LONDON: MSL London, SAS, and Capital MSL have joined together to form MSLGroup London in a major restructuring of the business.
Led by CEO Jeremy Sice, formerly head of digital and marketing agency SAS, the move is drawing together a team of more than 220 from across the three agencies to form MSLGroup's UK structure.
It includes an eight-strong cross-function board, with Capital MSL CEO Richard Campbell retaining his role leading the financial offering and MSL London CEO Kelly Walsh made chief strategy officer.
The MSL London name will be dropped as of January 2014, with SAS and Capital MSL retaining their brand identities for the time being.
Below the board, the core of the business is a 50-strong creative and production department staffed by the SAS team, alongside five planning and insight experts supported by 15 senior strategists.
They will sit alongside a 40-strong digital and social team and more than 100 employees covering sectors ranging from financial and internal communications to the corporate and consumer work offered by MSL London.
Sice said drawing together the three agencies, which has resulted in them sharing offices in London's West End, followed more than two years of planning.
“When it comes to a merger or an acquisition, you walk into a room and are told to start working together. To develop the best skills and best answers for clients, you need to know, trust, and be able to rate people, which two years has allowed us to do,” he said. “You can't do that in an M&A situation where you just tack a team on.”
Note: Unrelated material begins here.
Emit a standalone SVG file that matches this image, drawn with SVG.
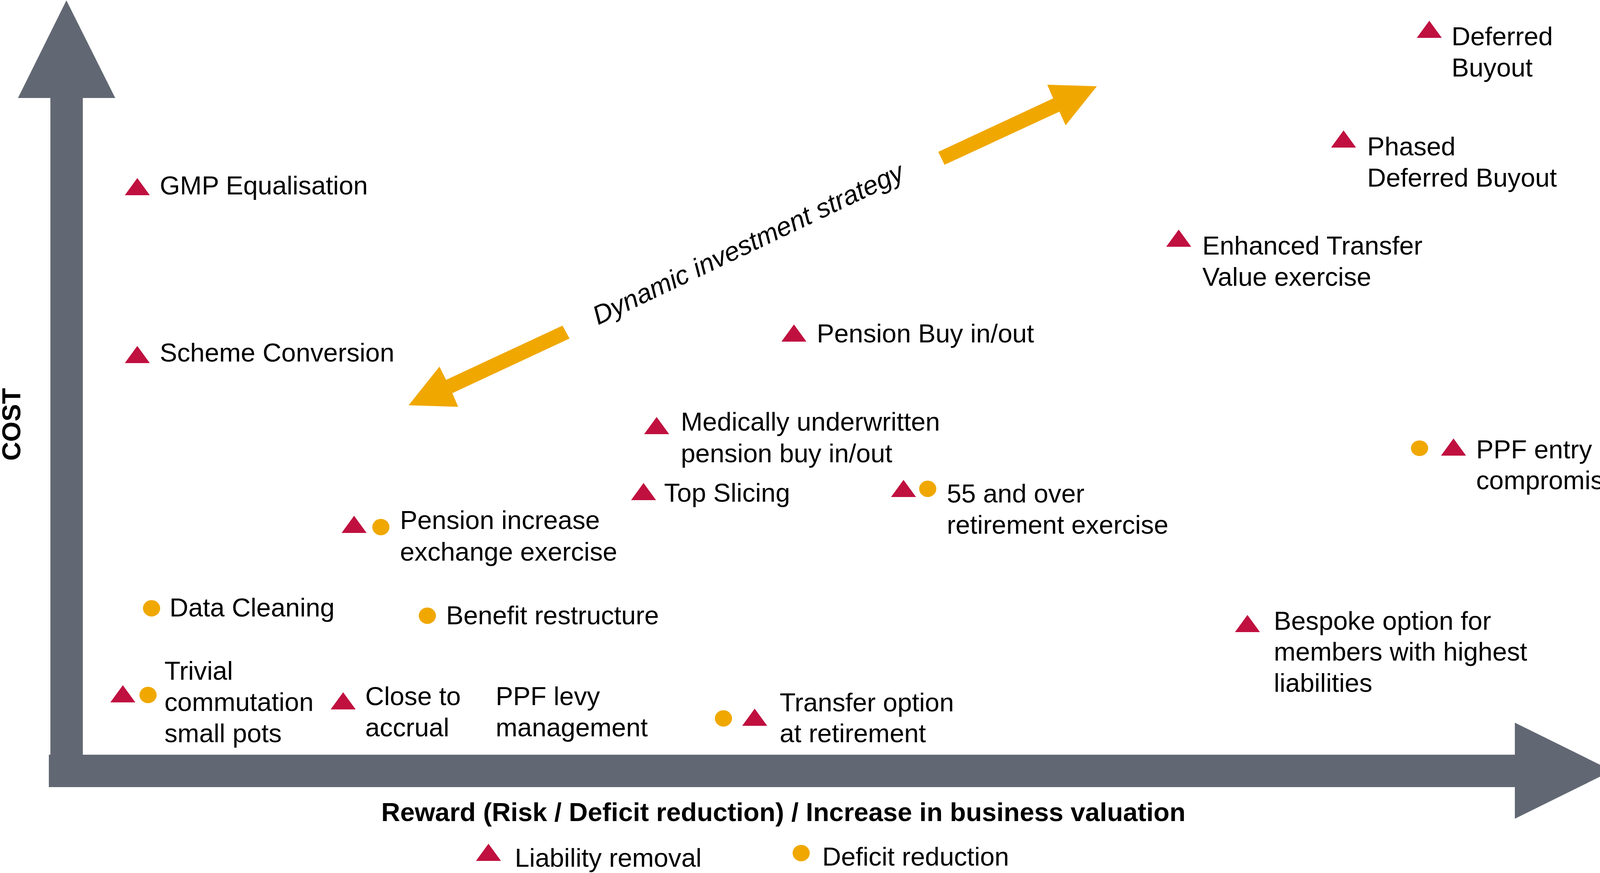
<svg xmlns="http://www.w3.org/2000/svg" xmlns:xlink="http://www.w3.org/1999/xlink" width="4143" height="2236" viewBox="0 0 4143 2236">
<style>
  text { font-family: "Liberation Sans", Arial, sans-serif; font-size: 66.7px; fill: #000; }
  .bold { font-weight: bold; font-size: 67px; }
  .ital { font-style: italic; font-size: 68px; }
  .tri { fill: #C0103F; }
  .dot { fill: #F0A800; }
  .axis { fill: #626873; }
  .dyn { fill: #F0A800; }
</style>
<defs>
  <path id="tri" d="M0,-44 L32,0 L-32,0 Z"/>
</defs>
<rect x="0" y="0" width="4143" height="2236" fill="#fff"/>

<g id="axes">
  <polygon class="axis" points="170,1 295,251 212,251 212,1933 3878,1933 3878,1851 4127,1974 3878,2097 3878,2016 125,2016 125,1933 129,1933 129,251 46,251"/>
</g>

<g id="connectors">
  <polygon class="dyn" points="2402,389 2696,252 2681,217 2808,221 2728,321 2712,286 2418,422"/>
  <polygon class="dyn" points="1440,834 1142,973 1125,939 1046,1038 1173,1042 1158,1007 1458,867"/>
  <text class="ital" text-anchor="middle" transform="translate(1925,645) rotate(-25.5)">Dynamic investment strategy</text>
</g>

<g id="axis-labels">
  <text class="bold" x="976" y="2103">Reward (Risk / Deficit reduction) / Increase in business valuation</text>
  <text class="bold" text-anchor="middle" transform="translate(52,1087) rotate(-90)">COST</text>
</g>

<g id="gmp-equalisation">
  <use xlink:href="#tri" class="tri" x="351.5" y="500"/>
  <text x="409" y="498">GMP Equalisation</text>
</g>
<g id="scheme-conversion">
  <use xlink:href="#tri" class="tri" x="351.5" y="930"/>
  <text x="409" y="926">Scheme Conversion</text>
</g>
<g id="deferred-buyout">
  <use xlink:href="#tri" class="tri" x="3659" y="97"/>
  <text x="3716" y="116">Deferred</text>
  <text x="3716" y="196">Buyout</text>
</g>
<g id="phased-deferred-buyout">
  <use xlink:href="#tri" class="tri" x="3439.5" y="378"/>
  <text x="3500" y="398">Phased</text>
  <text x="3500" y="478">Deferred Buyout</text>
</g>
<g id="enhanced-transfer">
  <use xlink:href="#tri" class="tri" x="3017.5" y="632"/>
  <text x="3078" y="652">Enhanced Transfer</text>
  <text x="3078" y="732">Value exercise</text>
</g>
<g id="pension-buy-in-out">
  <use xlink:href="#tri" class="tri" x="2032.5" y="875"/>
  <text x="2091" y="877">Pension Buy in/out</text>
</g>
<g id="medically-underwritten">
  <use xlink:href="#tri" class="tri" x="1681" y="1112"/>
  <text x="1743" y="1103">Medically underwritten</text>
  <text x="1743" y="1184">pension buy in/out</text>
</g>
<g id="top-slicing">
  <use xlink:href="#tri" class="tri" x="1647.5" y="1281"/>
  <text x="1700" y="1285">Top Slicing</text>
</g>
<g id="fifty-five-and-over">
  <use xlink:href="#tri" class="tri" x="2313" y="1273"/>
  <ellipse class="dot" cx="2375" cy="1252" rx="22" ry="21"/>
  <text x="2424" y="1287">55 and over</text>
  <text x="2424" y="1367">retirement exercise</text>
</g>
<g id="ppf-entry-compromise">
  <ellipse class="dot" cx="3634" cy="1148" rx="22" ry="20"/>
  <use xlink:href="#tri" class="tri" x="3721" y="1167"/>
  <text x="3779" y="1174">PPF entry</text>
  <text x="3779" y="1253">compromise</text>
</g>
<g id="pension-increase-exchange">
  <use xlink:href="#tri" class="tri" x="906.5" y="1365"/>
  <ellipse class="dot" cx="975" cy="1350" rx="22" ry="21"/>
  <text x="1024" y="1355">Pension increase</text>
  <text x="1024" y="1436">exchange exercise</text>
</g>
<g id="data-cleaning">
  <ellipse class="dot" cx="388" cy="1558" rx="22" ry="21"/>
  <text x="434" y="1579">Data Cleaning</text>
</g>
<g id="benefit-restructure">
  <ellipse class="dot" cx="1094" cy="1577" rx="22" ry="21"/>
  <text x="1142" y="1599">Benefit restructure</text>
</g>
<g id="trivial-commutation">
  <use xlink:href="#tri" class="tri" x="314.5" y="1799"/>
  <ellipse class="dot" cx="379" cy="1780" rx="22" ry="21"/>
  <text x="421" y="1741">Trivial</text>
  <text x="421" y="1821">commutation</text>
  <text x="421" y="1901">small pots</text>
</g>
<g id="close-to-accrual">
  <use xlink:href="#tri" class="tri" x="878.5" y="1817"/>
  <text x="935" y="1806">Close to</text>
  <text x="935" y="1886">accrual</text>
</g>
<g id="ppf-levy-management">
  <text x="1269" y="1806">PPF levy</text>
  <text x="1269" y="1886">management</text>
</g>
<g id="transfer-option">
  <ellipse class="dot" cx="1852" cy="1840" rx="22" ry="21"/>
  <use xlink:href="#tri" class="tri" x="1932" y="1859"/>
  <text x="1996" y="1822">Transfer option</text>
  <text x="1996" y="1901">at retirement</text>
</g>
<g id="bespoke-option">
  <use xlink:href="#tri" class="tri" x="3193.5" y="1619"/>
  <text x="3261" y="1613">Bespoke option for</text>
  <text x="3261" y="1692">members with highest</text>
  <text x="3261" y="1772">liabilities</text>
</g>

<g id="legend">
  <use xlink:href="#tri" class="tri" x="1250.5" y="2205"/>
  <text x="1318" y="2220">Liability removal</text>
  <ellipse class="dot" cx="2051" cy="2185" rx="22" ry="21"/>
  <text x="2105" y="2217">Deficit reduction</text>
</g>
</svg>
Claiming the move did not result in any job losses, he also pointed to the role of the creative team as core to the group's services.
“The key thing when tackling a client issue is about having an open-mindedness when it comes to considering creative possibilities,” Sice added. “This is very different than bringing in a creative studio as an add-on – it will be about ensuring creativity, insight, and content are there at the start of the process.”
Sice declined to comment on whether the merger of Omnicom Group and Publicis Groupe, which owns MSL, had affected plans.